§ **What you are asked to do**: All the data must come back unchanged, except that pictures are left out.

§ **Input rows**:
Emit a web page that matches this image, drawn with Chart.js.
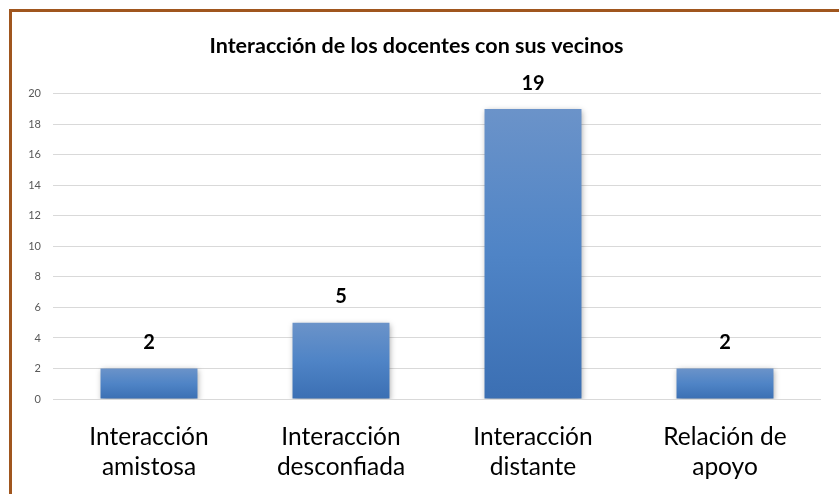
<!DOCTYPE html>
<html lang="es">
<head>
<meta charset="utf-8">
<title>Interacción de los docentes con sus vecinos</title>
<script src="https://cdn.jsdelivr.net/npm/chart.js@4/dist/chart.umd.min.js"></script>
<style>
  html, body { margin: 0; padding: 0; background: #fff; }
  #wrap { position: relative; width: 839px; height: 494px; }
</style>
</head>
<body>
<div id="wrap"><canvas id="chart" width="839" height="494"></canvas></div>
<script>
  // datos
  const categories = [
    ['Interacción', 'amistosa'],
    ['Interacción', 'desconfiada'],
    ['Interacción', 'distante'],
    ['Relación de', 'apoyo'],
  ];
  const values = [2, 5, 19, 2];
  const yTicks = [0, 2, 4, 6, 8, 10, 12, 14, 16, 18, 20];

  const FONT = 'Lato, "Open Sans", sans-serif';

  // marco marrón (arriba e izquierda)
  const framePlugin = {
    id: 'frame',
    afterDraw(chart) {
      const ctx = chart.ctx;
      ctx.save();
      ctx.strokeStyle = '#a0561e';
      ctx.lineWidth = 3;
      ctx.beginPath();
      ctx.moveTo(10.5, chart.height);
      ctx.lineTo(10.5, 10.5);
      ctx.lineTo(chart.width, 10.5);
      ctx.stroke();
      ctx.restore();
    },
  };

  // sombra suave de las barras
  const shadowPlugin = {
    id: 'barShadow',
    beforeDatasetDraw(chart) {
      const ctx = chart.ctx;
      ctx.save();
      ctx.shadowColor = 'rgba(0, 0, 0, 0.35)';
      ctx.shadowBlur = 6;
      ctx.shadowOffsetX = 1;
      ctx.shadowOffsetY = 2;
    },
    afterDatasetDraw(chart) {
      chart.ctx.restore();
    },
  };

  // etiquetas de valor encima de cada barra
  const labelPlugin = {
    id: 'valueLabels',
    afterDatasetsDraw(chart) {
      const ctx = chart.ctx;
      const meta = chart.getDatasetMeta(0);
      ctx.save();
      ctx.font = 'bold 20px ' + FONT;
      ctx.fillStyle = '#000';
      ctx.textAlign = 'center';
      ctx.textBaseline = 'middle';
      meta.data.forEach((bar, i) => {
        ctx.fillText(String(values[i]), bar.x, bar.y - 26);
      });
      ctx.restore();
    },
  };

  new Chart(document.getElementById('chart'), {
    type: 'bar',
    data: {
      labels: categories,
      datasets: [{
        data: values,
        // degradado propio de cada barra, de arriba (claro) a abajo (oscuro)
        backgroundColor: (ctx) => {
          const chart = ctx.chart;
          const yScale = chart.scales.y;
          if (!chart.chartArea || !yScale || ctx.raw == null) return '#4f81bd';
          const top = yScale.getPixelForValue(ctx.raw);
          const bottom = yScale.getPixelForValue(0);
          const g = chart.ctx.createLinearGradient(0, top, 0, bottom);
          g.addColorStop(0, '#6b93c9');
          g.addColorStop(0.5, '#4f84c6');
          g.addColorStop(1, '#3b6fb3');
          return g;
        },
        borderWidth: 0,
        barPercentage: 0.505,
        categoryPercentage: 1,
      }],
    },
    options: {
      responsive: false,
      animation: false,
      layout: { padding: { left: 12, right: 18, top: 25, bottom: 13 } },
      plugins: {
        legend: { display: false },
        tooltip: { enabled: false },
        title: {
          display: true,
          text: 'Interacción de los docentes con sus vecinos',
          color: '#000',
          font: { family: FONT, size: 21.5, weight: 'bold' },
          padding: { top: 8, bottom: 35 },
        },
      },
      scales: {
        x: {
          grid: { display: false },
          border: { display: false },
          afterFit: (axis) => { axis.height = 82; },
          ticks: {
            color: '#000',
            font: { family: FONT, size: 24.5, lineHeight: 1.22 },
            padding: 15,
            maxRotation: 0,
          },
        },
        y: {
          min: 0,
          max: 20,
          afterBuildTicks: (axis) => { axis.ticks = yTicks.map((v) => ({ value: v })); },
          afterFit: (axis) => { axis.width = 41; },
          grid: { color: '#d9d9d9', drawTicks: false },
          border: { display: false },
          ticks: {
            color: '#595959',
            font: { family: FONT, size: 11 },
            padding: 12,
          },
        },
      },
    },
    plugins: [framePlugin, shadowPlugin, labelPlugin],
  });
</script>
</body>
</html>
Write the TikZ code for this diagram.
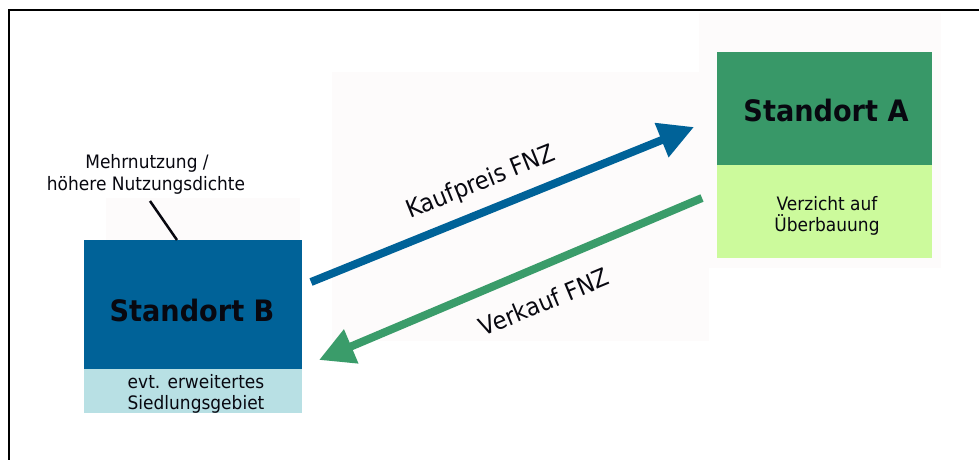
\documentclass[tikz,border=0pt]{standalone}
\usepackage{fontspec}
\setmainfont[FakeStretch=0.92]{DejaVu Sans}
\usetikzlibrary{arrows.meta}
\definecolor{bblue}{RGB}{0,98,152}
\definecolor{dgreen}{RGB}{56,152,104}
\definecolor{agreen}{RGB}{58,156,106}
\definecolor{lgreen}{RGB}{204,250,156}
\definecolor{lblue}{RGB}{184,224,228}
\definecolor{faint}{RGB}{253,251,251}
\definecolor{txt}{RGB}{8,8,16}
\begin{document}
\begin{tikzpicture}[x=1pt,y=-1pt,
  box/.style={inner sep=0pt,outer sep=0pt,draw=none},
  title/.style={inner sep=0pt,text=txt,font=\fontsize{29.5}{34}\selectfont\bfseries},
  small/.style={inner sep=0pt,text=txt,font=\fontsize{18.5}{22}\selectfont},
  lab/.style={inner sep=0pt,text=txt,font=\fontsize{24.5}{29}\selectfont},
  flow/.style={line width=8pt,-{Triangle[length=35pt,width=35pt]}}]
\useasboundingbox (0,0) rectangle (979,459);
\fill[white] (0,0) rectangle (979,459);
% faint background areas
\fill[faint] (332,72) rectangle (709,341);
\fill[faint] (699,13) rectangle (941,268);
\fill[faint] (106,198) rectangle (300,410);
% frame
\draw[line width=2pt] (9,470) -- (9,10) -- (990,10);
% boxes
\node[box,fill=bblue,minimum width=218pt,minimum height=129pt] (B) at (193,304.5) {};
\node[box,fill=lblue,minimum width=218pt,minimum height=44pt,anchor=north] (Bsub) at (B.south) {};
\node[box,fill=dgreen,minimum width=215pt,minimum height=113pt] (A) at (824.5,108.5) {};
\node[box,fill=lgreen,minimum width=215pt,minimum height=93pt,anchor=north] (Asub) at (A.south) {};
% texts
\node[title,anchor=base] (Bt) at (192,321) {Standort B};
\node[title,anchor=base] (At) at (826,121) {Standort A};
\node[small,anchor=base] (Bs1) at (196,388) {evt. erweitertes};
\node[small,anchor=base] (Bs2) at (196,409) {Siedlungsgebiet};
\node[small,anchor=base] (As1) at (827,210) {Verzicht auf};
\node[small,anchor=base] (As2) at (827,231) {Überbauung};
\node[small,anchor=base] (M1) at (147,168) {Mehrnutzung /};
\node[small,anchor=base] (M2) at (146,190) {höhere Nutzungsdichte};
% annotation line
\coordinate (mtop) at (150,201);
\draw[line width=2.5pt,txt] (mtop) -- ([xshift=93pt]B.north west);
% flows
\coordinate (k1) at (311,282);
\coordinate (k2) at (694,127);
\coordinate (g1) at (702,198);
\coordinate (g2) at (319,360);
\draw[flow,bblue] (k1) -- (k2);
\draw[flow,agreen] (g1) -- (g2);
\node[lab,rotate=22] (kl) at (481,183) {Kaufpreis FNZ};
\node[lab,rotate=22.5] (vl) at (544,302) {Verkauf FNZ};
\end{tikzpicture}
\end{document}
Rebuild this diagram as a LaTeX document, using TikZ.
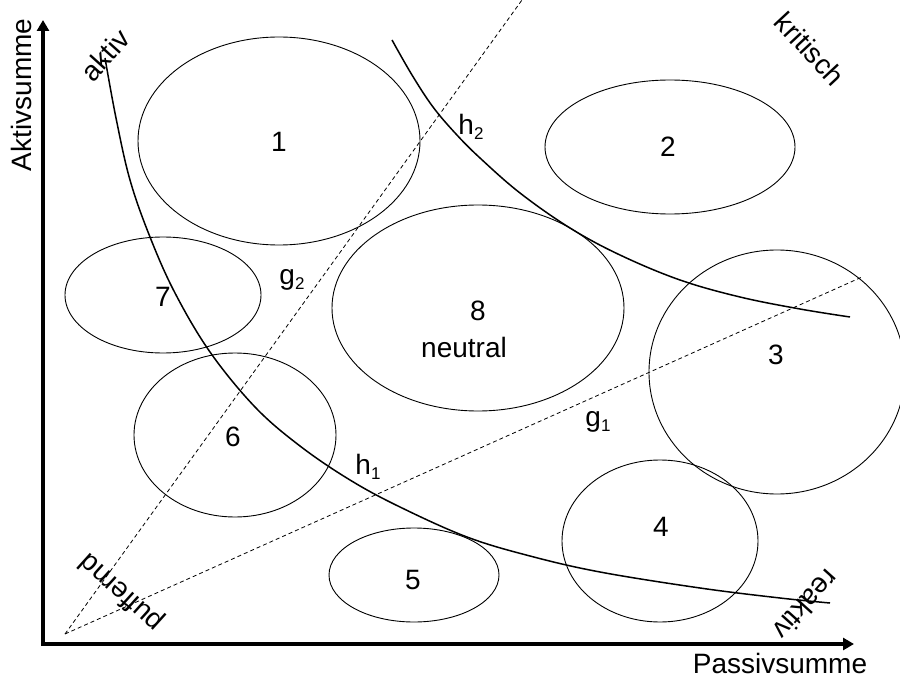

§ **Response**:
Emit a web page that matches this image, drawn with Chart.js.
<!DOCTYPE html>
<html lang="es">
<head>
<meta charset="utf-8">
<title>Interacción de los docentes con sus vecinos</title>
<script src="https://cdn.jsdelivr.net/npm/chart.js@4/dist/chart.umd.min.js"></script>
<style>
  html, body { margin: 0; padding: 0; background: #fff; }
  #wrap { position: relative; width: 839px; height: 494px; }
</style>
</head>
<body>
<div id="wrap"><canvas id="chart" width="839" height="494"></canvas></div>
<script>
  // datos
  const categories = [
    ['Interacción', 'amistosa'],
    ['Interacción', 'desconfiada'],
    ['Interacción', 'distante'],
    ['Relación de', 'apoyo'],
  ];
  const values = [2, 5, 19, 2];
  const yTicks = [0, 2, 4, 6, 8, 10, 12, 14, 16, 18, 20];

  const FONT = 'Lato, "Open Sans", sans-serif';

  // marco marrón (arriba e izquierda)
  const framePlugin = {
    id: 'frame',
    afterDraw(chart) {
      const ctx = chart.ctx;
      ctx.save();
      ctx.strokeStyle = '#a0561e';
      ctx.lineWidth = 3;
      ctx.beginPath();
      ctx.moveTo(10.5, chart.height);
      ctx.lineTo(10.5, 10.5);
      ctx.lineTo(chart.width, 10.5);
      ctx.stroke();
      ctx.restore();
    },
  };

  // sombra suave de las barras
  const shadowPlugin = {
    id: 'barShadow',
    beforeDatasetDraw(chart) {
      const ctx = chart.ctx;
      ctx.save();
      ctx.shadowColor = 'rgba(0, 0, 0, 0.35)';
      ctx.shadowBlur = 6;
      ctx.shadowOffsetX = 1;
      ctx.shadowOffsetY = 2;
    },
    afterDatasetDraw(chart) {
      chart.ctx.restore();
    },
  };

  // etiquetas de valor encima de cada barra
  const labelPlugin = {
    id: 'valueLabels',
    afterDatasetsDraw(chart) {
      const ctx = chart.ctx;
      const meta = chart.getDatasetMeta(0);
      ctx.save();
      ctx.font = 'bold 20px ' + FONT;
      ctx.fillStyle = '#000';
      ctx.textAlign = 'center';
      ctx.textBaseline = 'middle';
      meta.data.forEach((bar, i) => {
        ctx.fillText(String(values[i]), bar.x, bar.y - 26);
      });
      ctx.restore();
    },
  };

  new Chart(document.getElementById('chart'), {
    type: 'bar',
    data: {
      labels: categories,
      datasets: [{
        data: values,
        // degradado propio de cada barra, de arriba (claro) a abajo (oscuro)
        backgroundColor: (ctx) => {
          const chart = ctx.chart;
          const yScale = chart.scales.y;
          if (!chart.chartArea || !yScale || ctx.raw == null) return '#4f81bd';
          const top = yScale.getPixelForValue(ctx.raw);
          const bottom = yScale.getPixelForValue(0);
          const g = chart.ctx.createLinearGradient(0, top, 0, bottom);
          g.addColorStop(0, '#6b93c9');
          g.addColorStop(0.5, '#4f84c6');
          g.addColorStop(1, '#3b6fb3');
          return g;
        },
        borderWidth: 0,
        barPercentage: 0.505,
        categoryPercentage: 1,
      }],
    },
    options: {
      responsive: false,
      animation: false,
      layout: { padding: { left: 12, right: 18, top: 25, bottom: 13 } },
      plugins: {
        legend: { display: false },
        tooltip: { enabled: false },
        title: {
          display: true,
          text: 'Interacción de los docentes con sus vecinos',
          color: '#000',
          font: { family: FONT, size: 21.5, weight: 'bold' },
          padding: { top: 8, bottom: 35 },
        },
      },
      scales: {
        x: {
          grid: { display: false },
          border: { display: false },
          afterFit: (axis) => { axis.height = 82; },
          ticks: {
            color: '#000',
            font: { family: FONT, size: 24.5, lineHeight: 1.22 },
            padding: 15,
            maxRotation: 0,
          },
        },
        y: {
          min: 0,
          max: 20,
          afterBuildTicks: (axis) => { axis.ticks = yTicks.map((v) => ({ value: v })); },
          afterFit: (axis) => { axis.width = 41; },
          grid: { color: '#d9d9d9', drawTicks: false },
          border: { display: false },
          ticks: {
            color: '#595959',
            font: { family: FONT, size: 11 },
            padding: 12,
          },
        },
      },
    },
    plugins: [framePlugin, shadowPlugin, labelPlugin],
  });
</script>
</body>
</html>
Write the TikZ code for this diagram.
\documentclass[tikz,border=0pt]{standalone}
\usepackage{fontspec}
\setmainfont[FakeStretch=0.92]{DejaVu Sans}
\usetikzlibrary{arrows.meta}
\definecolor{bblue}{RGB}{0,98,152}
\definecolor{dgreen}{RGB}{56,152,104}
\definecolor{agreen}{RGB}{58,156,106}
\definecolor{lgreen}{RGB}{204,250,156}
\definecolor{lblue}{RGB}{184,224,228}
\definecolor{faint}{RGB}{253,251,251}
\definecolor{txt}{RGB}{8,8,16}
\begin{document}
\begin{tikzpicture}[x=1pt,y=-1pt,
  box/.style={inner sep=0pt,outer sep=0pt,draw=none},
  title/.style={inner sep=0pt,text=txt,font=\fontsize{29.5}{34}\selectfont\bfseries},
  small/.style={inner sep=0pt,text=txt,font=\fontsize{18.5}{22}\selectfont},
  lab/.style={inner sep=0pt,text=txt,font=\fontsize{24.5}{29}\selectfont},
  flow/.style={line width=8pt,-{Triangle[length=35pt,width=35pt]}}]
\useasboundingbox (0,0) rectangle (979,459);
\fill[white] (0,0) rectangle (979,459);
% faint background areas
\fill[faint] (332,72) rectangle (709,341);
\fill[faint] (699,13) rectangle (941,268);
\fill[faint] (106,198) rectangle (300,410);
% frame
\draw[line width=2pt] (9,470) -- (9,10) -- (990,10);
% boxes
\node[box,fill=bblue,minimum width=218pt,minimum height=129pt] (B) at (193,304.5) {};
\node[box,fill=lblue,minimum width=218pt,minimum height=44pt,anchor=north] (Bsub) at (B.south) {};
\node[box,fill=dgreen,minimum width=215pt,minimum height=113pt] (A) at (824.5,108.5) {};
\node[box,fill=lgreen,minimum width=215pt,minimum height=93pt,anchor=north] (Asub) at (A.south) {};
% texts
\node[title,anchor=base] (Bt) at (192,321) {Standort B};
\node[title,anchor=base] (At) at (826,121) {Standort A};
\node[small,anchor=base] (Bs1) at (196,388) {evt. erweitertes};
\node[small,anchor=base] (Bs2) at (196,409) {Siedlungsgebiet};
\node[small,anchor=base] (As1) at (827,210) {Verzicht auf};
\node[small,anchor=base] (As2) at (827,231) {Überbauung};
\node[small,anchor=base] (M1) at (147,168) {Mehrnutzung /};
\node[small,anchor=base] (M2) at (146,190) {höhere Nutzungsdichte};
% annotation line
\coordinate (mtop) at (150,201);
\draw[line width=2.5pt,txt] (mtop) -- ([xshift=93pt]B.north west);
% flows
\coordinate (k1) at (311,282);
\coordinate (k2) at (694,127);
\coordinate (g1) at (702,198);
\coordinate (g2) at (319,360);
\draw[flow,bblue] (k1) -- (k2);
\draw[flow,agreen] (g1) -- (g2);
\node[lab,rotate=22] (kl) at (481,183) {Kaufpreis FNZ};
\node[lab,rotate=22.5] (vl) at (544,302) {Verkauf FNZ};
\end{tikzpicture}
\end{document}
Rebuild this diagram as a LaTeX document, using TikZ.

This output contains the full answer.